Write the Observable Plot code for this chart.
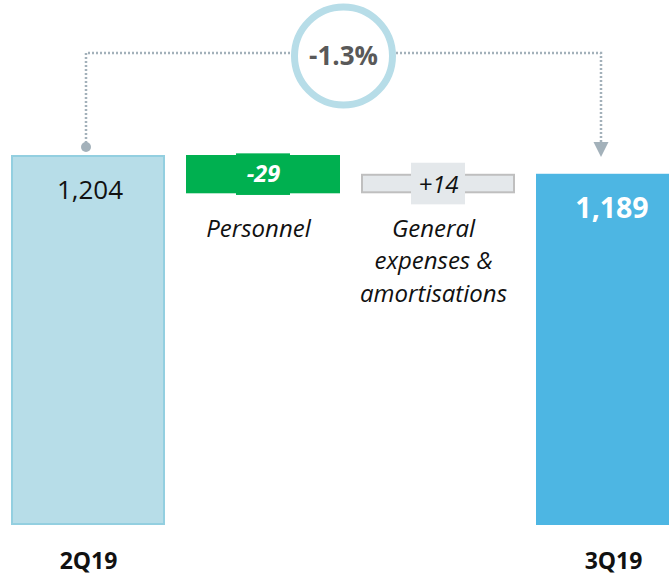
<!DOCTYPE html>
<html><head><meta charset="utf-8">
<script src="https://cdn.jsdelivr.net/npm/d3@7"></script>
<script src="https://cdn.jsdelivr.net/npm/@observablehq/plot@0.6"></script>
<style>html,body{margin:0;padding:0;overflow:hidden;background:#fff;}</style>
</head><body><div id="chart"></div>
<script>
const categories = ["2Q19", "Personnel", "General expenses & amortisations", "3Q19"];
const categoryLabels = ["2Q19", "Personnel", "General\nexpenses &\namortisations", "3Q19"];
const values = [1204, -29, 14, 1189];
const valueLabels = ["1,204", "-29", "+14", "1,189"];
const kinds = ["total", "delta", "delta", "total"];
const changeLabel = "-1.3%";
const yBase = 910; // truncated axis start
const fills = ["#b7dde8", "#00b050", "#e4e8eb", "#4db6e3"];
const strokes = ["#93cfe0", "#00b050", "#bfbfbf", "#4db6e3"];

let running = 0;
const rows = categories.map((c, i) => {
  let y1, y2;
  if (kinds[i] === "total") { y1 = yBase; y2 = values[i]; running = values[i]; }
  else { y1 = running; y2 = running + values[i]; running = y2; }
  return {c, label: categoryLabels[i], valueLabel: valueLabels[i], y1, y2, mid: (y1 + y2) / 2, low: Math.min(y1, y2), fill: fills[i], stroke: strokes[i]};
});
const deltas = rows.filter((d, i) => kinds[i] === "delta");
const totals = rows.filter((d, i) => kinds[i] === "total");

const chart = Plot.plot({
  width: 669, height: 574, margin: 0,
  x: {type: "band", domain: categories, range: [-0.76, 701.24], paddingInner: 0.134, paddingOuter: 0.067, axis: null},
  y: {domain: [yBase, d3.max(values)], range: [524, 156], axis: null},
  color: {type: "identity"},
  style: {fontFamily: "'Open Sans', sans-serif", background: "white", overflow: "hidden"},
  marks: [
    Plot.barY(rows, {x: "c", y1: "y1", y2: "y2", fill: "fill", stroke: "stroke", strokeWidth: 2}),
    Plot.barY(deltas, {x: "c", y1: "mid", y2: "mid", fill: "fill", insetLeft: 49, insetRight: 49, insetTop: -20.8, insetBottom: -20.8}),
    Plot.text([rows[0]], {x: "c", y: "y2", text: "valueLabel", lineAnchor: "bottom", dy: 42.3, dx: 1.5, fontSize: 26, fill: "#111"}),
    Plot.text([rows[3]], {x: "c", y: "y2", text: "valueLabel", lineAnchor: "bottom", dy: 42.5, dx: -1.5, fontSize: 28.5, fontWeight: "bold", fill: "white"}),
    Plot.text([rows[1]], {x: "c", y: "mid", text: "valueLabel", lineAnchor: "bottom", dy: 7.8, fontSize: 23.5, fontWeight: "bold", fontStyle: "italic", fill: "white"}),
    Plot.text([rows[2]], {x: "c", y: "mid", text: "valueLabel", lineAnchor: "bottom", dy: 8.7, fontSize: 24, fontStyle: "italic", fill: "#111"}),
    Plot.text(deltas, {x: "c", y: "low", text: "label", lineAnchor: "top", lineHeight: 1.34, dy: 21.7, dx: -5, fontSize: 24, fontStyle: "italic", fill: "#111"}),
    Plot.text(totals, {x: "c", y: yBase, text: "label", lineAnchor: "bottom", dy: 44, fontSize: 23, fontWeight: "bold", fill: "#111"})
  ]
});
document.getElementById("chart").appendChild(chart);

// bracket annotation positioned with the chart's own scales
const xs = chart.scale("x"), ys = chart.scale("y");
const xStart = xs.apply(categories[0]) + xs.bandwidth / 2 - 2;
const xEnd = xs.apply(categories[3]) + 64;
const yRef = ys.apply(values[0]);
const yLine = yRef - 103;
const yDot = yRef - 9;
const yTip = yRef + 1;
const g = d3.select(chart).append("g");
const dotted = "#a3b1ba";
g.append("path")
  .attr("d", `M${xStart},${yDot}V${yLine}H${xEnd}V${yTip - 15}`)
  .attr("fill", "none").attr("stroke", dotted).attr("stroke-width", 2.5).attr("stroke-dasharray", "2 2");
g.append("circle").attr("cx", xStart).attr("cy", yDot).attr("r", 5).attr("fill", dotted);
g.append("path")
  .attr("d", `M${xEnd - 7.5},${yTip - 15}L${xEnd + 7.5},${yTip - 15}L${xEnd},${yTip}Z`)
  .attr("fill", dotted);
const cxm = (xStart + xEnd) / 2, cym = yLine + 3;
g.append("circle").attr("cx", cxm).attr("cy", cym).attr("r", 49)
  .attr("fill", "white").attr("stroke", "#b7dde8").attr("stroke-width", 7);
g.append("text").attr("x", cxm).attr("y", cym + 8.5).attr("text-anchor", "middle")
  .attr("font-family", "'Open Sans', sans-serif").attr("font-size", 26).attr("font-weight", "bold")
  .attr("fill", "#595959").text(changeLabel);
</script>
</body></html>
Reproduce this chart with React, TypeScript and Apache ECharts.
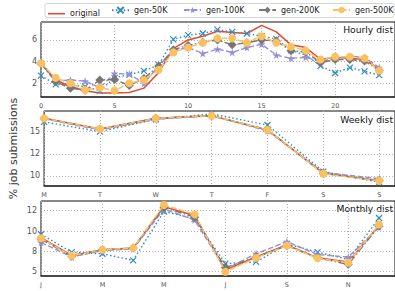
import React, { useEffect, useRef } from 'react';
import * as echarts from 'echarts';

const FONT = 'DejaVu Sans';

const seriesNames = ['original', 'gen-50K', 'gen-100K', 'gen-200K', 'gen-500K'];

const hours = [0, 1, 2, 3, 4, 5, 6, 7, 8, 9, 10, 11, 12, 13, 14, 15, 16, 17, 18, 19, 20, 21, 22, 23];
const hourlyOriginal = [3.8, 2.3, 1.7, 1.3, 1.1, 1.1, 1.15, 1.55, 3.0, 5.2, 6.0, 6.35, 6.8, 6.7, 6.6, 7.35, 6.75, 5.55, 5.3, 4.2, 4.4, 4.3, 4.2, 3.3];
const hourlyGen50K = [2.7, 1.9, 1.8, 1.7, 1.3, 2.5, 2.8, 3.15, 3.7, 6.05, 6.45, 6.6, 6.95, 6.75, 6.6, 6.35, 6.1, 5.05, 4.6, 3.6, 2.95, 3.45, 3.1, 2.75];
const hourlyGen100K = [4.0, 2.2, 2.3, 2.2, 1.6, 2.9, 2.85, 2.0, 3.6, 5.0, 5.3, 4.75, 5.15, 4.85, 5.3, 5.6, 4.6, 4.3, 4.4, 4.0, 4.3, 4.5, 4.4, 3.45];
const hourlyGen200K = [3.8, 2.15, 1.55, 1.35, 2.3, 2.35, 1.8, 2.45, 3.6, 5.1, 5.5, 5.8, 6.0, 5.55, 5.75, 6.0, 5.9, 5.0, 4.9, 3.9, 4.2, 4.2, 4.05, 3.2];
const hourlyGen500K = [3.85, 2.5, 2.0, 1.38, 1.6, 1.32, 2.0, 2.3, 3.25, 4.85, 5.3, 5.75, 6.15, 6.15, 5.75, 6.35, 5.75, 5.38, 5.0, 4.2, 4.45, 4.45, 4.3, 3.17];

const weekdays = [0, 1, 2, 3, 4, 5, 6];
const weekdayLabels = ['M', 'T', 'W', 'T', 'F', 'S', 'S'];
const weeklyOriginal = [16.5, 15.3, 16.5, 16.8, 15.2, 10.3, 9.45];
const weeklyGen50K = [16.1, 15.0, 16.4, 17.0, 15.75, 10.5, 9.3];
const weeklyGen100K = [16.45, 15.2, 16.4, 16.8, 15.1, 10.4, 9.7];
const weeklyGen200K = [16.5, 15.3, 16.5, 16.8, 15.2, 10.3, 9.5];
const weeklyGen500K = [16.5, 15.3, 16.5, 16.8, 15.2, 10.25, 9.45];

const months = [0, 1, 2, 3, 4, 5, 6, 7, 8, 9, 10, 11];
const monthTicks = [0, 2, 4, 6, 8, 10];
const monthTickLabels = ['J', 'M', 'M', 'J', 'S', 'N'];
const monthlyOriginal = [9.2, 7.0, 7.7, 7.9, 13.0, 11.9, 5.2, 6.8, 8.3, 6.7, 6.2, 10.7];
const monthlyGen50K = [9.6, 7.4, 7.2, 6.4, 12.4, 11.5, 6.0, 6.2, 8.4, 7.4, 6.5, 11.6];
const monthlyGen100K = [8.6, 6.8, 7.6, 7.8, 12.7, 11.35, 5.3, 7.2, 8.7, 7.1, 6.8, 10.5];
const monthlyGen200K = [9.0, 6.9, 7.7, 7.9, 12.9, 11.7, 5.5, 6.8, 8.2, 6.7, 5.9, 10.6];
const monthlyGen500K = [9.1, 6.95, 7.7, 7.9, 13.2, 12.05, 5.0, 6.7, 8.2, 6.65, 6.1, 10.8];

const hourTicks = [0, 5, 10, 15, 20];
const hourlyYTicks = [2, 4, 6];
const hourlyYTickLabels = ['2', '4', '6'];
const weeklyYTicks = [10, 12.5, 15];
const weeklyYTickLabels = ['10', '12', '15'];
const monthlyYTicks = [5, 7.5, 10, 12.5];
const monthlyYTickLabels = ['5', '8', '10', '12'];

const panelTitles = ['Hourly dist', 'Weekly dist', 'Monthly dist'];

const STAR = 'path://M50,0 L61,35 L98,35 L68,57 L79,91 L50,70 L21,91 L32,57 L2,35 L39,35 Z';
const XMARK = 'path://M0,0 L10,10 M10,0 L0,10';

const styles = [
  { color: '#E24A33', symbol: 'none', size: 0, type: 'solid' as any, width: 1.5 },
  { color: '#348ABD', symbol: XMARK, size: 6, type: [1.5, 2.4], width: 1.4 },
  { color: '#988ED5', symbol: STAR, size: 8, type: [5.5, 2.4], width: 1.4 },
  { color: '#777777', symbol: 'diamond', size: 9, type: [7, 2.4, 1.5, 2.4], width: 1.4 },
  { color: '#FBC15E', symbol: 'circle', size: 8, type: [5.5, 2.4], width: 1.5 },
];

function buildSeries(xs: number[], ys: number[][], idx: number) {
  return ys.map((arr, s) => {
    const st = styles[s];
    return {
      type: 'line',
      name: seriesNames[s],
      xAxisIndex: idx,
      yAxisIndex: idx,
      data: xs.map((x, i) => [x, arr[i]]),
      symbol: st.symbol,
      symbolSize: st.size,
      showSymbol: st.symbol !== 'none',
      z: 2 + s,
      lineStyle: { color: st.color, width: st.width, type: st.type },
      itemStyle: {
        color: st.color,
        borderColor: st.color,
        borderWidth: s === 1 ? 1.2 : 0,
        opacity: 1,
      },
      silent: true,
    };
  });
}

const gridTops = [22, 111, 201];
const GRID_H = 75;

function xAxisCommon(gridIndex: number, max: number, ticks: number[], fmt: (v: number) => string) {
  return {
    gridIndex,
    type: 'value',
    min: 0,
    max,
    axisLine: { show: true, onZero: false, lineStyle: { color: '#333', width: 1.5 } },
    axisTick: { show: false, customValues: ticks },
    axisLabel: {
      customValues: ticks,
      formatter: fmt,
      fontSize: 6.5,
      color: '#555',
      margin: 5,
      fontFamily: FONT,
    },
    splitLine: { show: true, lineStyle: { color: '#b0b0b0', type: [1, 2], width: 1 } },
  };
}

function yAxisCommon(gridIndex: number, min: number, max: number, ticks: number[], labels: string[]) {
  return {
    gridIndex,
    type: 'value',
    min,
    max,
    axisLine: { show: false },
    axisTick: { show: false, customValues: ticks },
    axisLabel: {
      customValues: ticks,
      formatter: (v: number) => labels[ticks.indexOf(v)] ?? '',
      fontSize: 8,
      color: '#555',
      margin: 4,
      fontFamily: FONT,
    },
    splitLine: { show: true, lineStyle: { color: '#b0b0b0', type: [1, 2], width: 1 } },
  };
}

export default function App() {
  const ref = useRef<HTMLDivElement>(null);
  useEffect(() => {
    document.body.style.margin = '0';
    const chart = echarts.init(ref.current!, null, { renderer: 'svg' });
    const legendLefts = [48, 111, 183, 258, 332];
    const option: any = {
      animation: false,
      textStyle: { fontFamily: FONT },
      grid: gridTops.map((t) => ({
        left: 41,
        top: t,
        width: 355,
        height: GRID_H,
        show: true,
        borderColor: '#111',
        borderWidth: 1,
        backgroundColor: 'transparent',
      })),
      xAxis: [
        xAxisCommon(0, 24.07, hourTicks, (v) => String(v)),
        xAxisCommon(1, 6.283, weekdays, (v) => weekdayLabels[Math.round(v)] ?? ''),
        xAxisCommon(2, 11.52, monthTicks, (v) => monthTickLabels[monthTicks.indexOf(v)] ?? ''),
      ],
      yAxis: [
        yAxisCommon(0, 0.73, 7.66, hourlyYTicks, hourlyYTickLabels),
        {
          ...yAxisCommon(1, 8.87, 17.33, weeklyYTicks, weeklyYTickLabels),
          name: '% job submissions',
          nameLocation: 'middle',
          nameRotate: 90,
          nameGap: 23,
          nameTextStyle: { fontSize: 11, color: '#333', fontFamily: FONT },
        },
        yAxisCommon(2, 4.47, 13.69, monthlyYTicks, monthlyYTickLabels),
      ],
      legend: seriesNames.map((n, i) => ({
        data: i === 0 ? [{ name: n, icon: 'rect' }] : [n],
        left: legendLefts[i],
        top: i === 0 ? 9.7 : 6,
        padding: 0,
        itemWidth: 17,
        itemHeight: i === 0 ? 1.6 : 8,
        textStyle: { fontSize: 8, color: '#222', fontFamily: FONT },
        selectedMode: false,
      })),
      graphic: [
        {
          type: 'rect',
          z: -10,
          shape: { x: 45, y: 3.5, width: 349, height: 14, r: 2 },
          style: { fill: '#fff', stroke: '#cccccc', lineWidth: 0.8 },
          silent: true,
        },
        ...panelTitles.map((t, i) => ({
          type: 'text',
          right: 2,
          top: [25, 115, 204][i],
          style: { text: t, fontSize: 9.2, fill: '#111', fontFamily: FONT },
          silent: true,
        })),
      ],
      series: [
        ...buildSeries(hours, [hourlyOriginal, hourlyGen50K, hourlyGen100K, hourlyGen200K, hourlyGen500K], 0),
        ...buildSeries(weekdays, [weeklyOriginal, weeklyGen50K, weeklyGen100K, weeklyGen200K, weeklyGen500K], 1),
        ...buildSeries(months, [monthlyOriginal, monthlyGen50K, monthlyGen100K, monthlyGen200K, monthlyGen500K], 2),
      ],
    };
    chart.setOption(option);
    return () => chart.dispose();
  }, []);
  return <div ref={ref} style={{ width: 395, height: 291 }} />;
}
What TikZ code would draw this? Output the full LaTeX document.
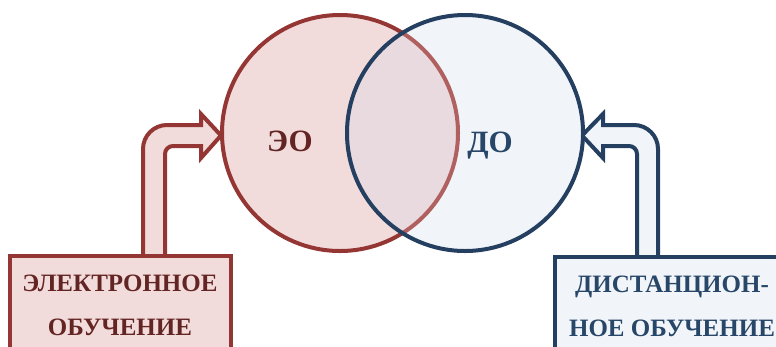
\documentclass[tikz,border=0pt]{standalone}
\usepackage{fontspec}
\setmainfont{Liberation Serif}
\definecolor{redline}{HTML}{943634}
\definecolor{redfill}{HTML}{F2DCDB}
\definecolor{redtext}{HTML}{632523}
\definecolor{blueline}{HTML}{243F60}
\definecolor{bluefill}{HTML}{F1F5F9}
\definecolor{bluetext}{HTML}{284668}
\definecolor{mixfill}{HTML}{E8DADF}
\definecolor{mixline}{HTML}{B0605F}
\begin{document}
\begin{tikzpicture}[x=1pt,y=-1pt,
  redshape/.style={draw=redline,fill=redfill,line width=4pt},
  blueshape/.style={draw=blueline,fill=bluefill,line width=4pt},
  vennc/.style={circle,minimum size=236pt,inner sep=0pt,line width=4pt},
  bigtext/.style={font=\bfseries\fontsize{31}{31}\selectfont},
  boxtext/.style={font=\bfseries\fontsize{25}{44}\selectfont,align=center}]
\useasboundingbox (0,0) rectangle (776,346);
% arrows
\draw[redshape,line join=miter] (143,262) -- (143,149) arc[start angle=180,end angle=270,radius=24]
  -- (201,125) -- (201,114) -- (221,135.5) -- (201,158) -- (201,146) -- (173,146)
  arc[start angle=270,end angle=180,radius=8] -- (165,262) -- cycle;
\draw[blueshape,line join=miter] (658,262) -- (658,149) arc[start angle=0,end angle=-90,radius=24]
  -- (603,125) -- (603,114) -- (582,135.5) -- (603,158) -- (603,146) -- (629,146)
  arc[start angle=-90,end angle=0,radius=8] -- (637,262) -- cycle;
% circles
\node[vennc,draw=redline,fill=redfill] (eo) at (340,133) {};
\node[vennc,fill=bluefill] (do) at (465,133) {};
\begin{scope}
  \clip (465,133) circle[radius=118];
  \draw[fill=mixfill,draw=mixline,line width=4pt] (340,133) circle[radius=118];
\end{scope}
\draw[draw=blueline,line width=4pt] (do.center) circle[radius=118];
\node[bigtext,text=redtext] (eol) at (290,141) {ЭО};
\node[bigtext,text=bluetext] (dol) at (490,146) {ДО};
% boxes
\draw[redshape] (10,256) rectangle (231,370);
\draw[blueshape] (555,257) rectangle (800,370);
\node[boxtext,text=redtext] (eb) at (120,305) {ЭЛЕКТРОННОЕ\\ОБУЧЕНИЕ};
\node[boxtext,text=bluetext] (db) at (672,306) {ДИСТАНЦИОН-\\НОЕ ОБУЧЕНИЕ};
\end{tikzpicture}
\end{document}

- - -

Directions for this task: Repeat, word for word, the lines of the material above from the one holding "Reproduce this chart" through the one holding "['original', 'gen-50K', 'gen-100K', 'gen-200K', 'gen-500K'];". Leave out pictures.

Solution to this problem:
Reproduce this chart with React, TypeScript and Apache ECharts.
import React, { useEffect, useRef } from 'react';
import * as echarts from 'echarts';

const FONT = 'DejaVu Sans';

const seriesNames = ['original', 'gen-50K', 'gen-100K', 'gen-200K', 'gen-500K'];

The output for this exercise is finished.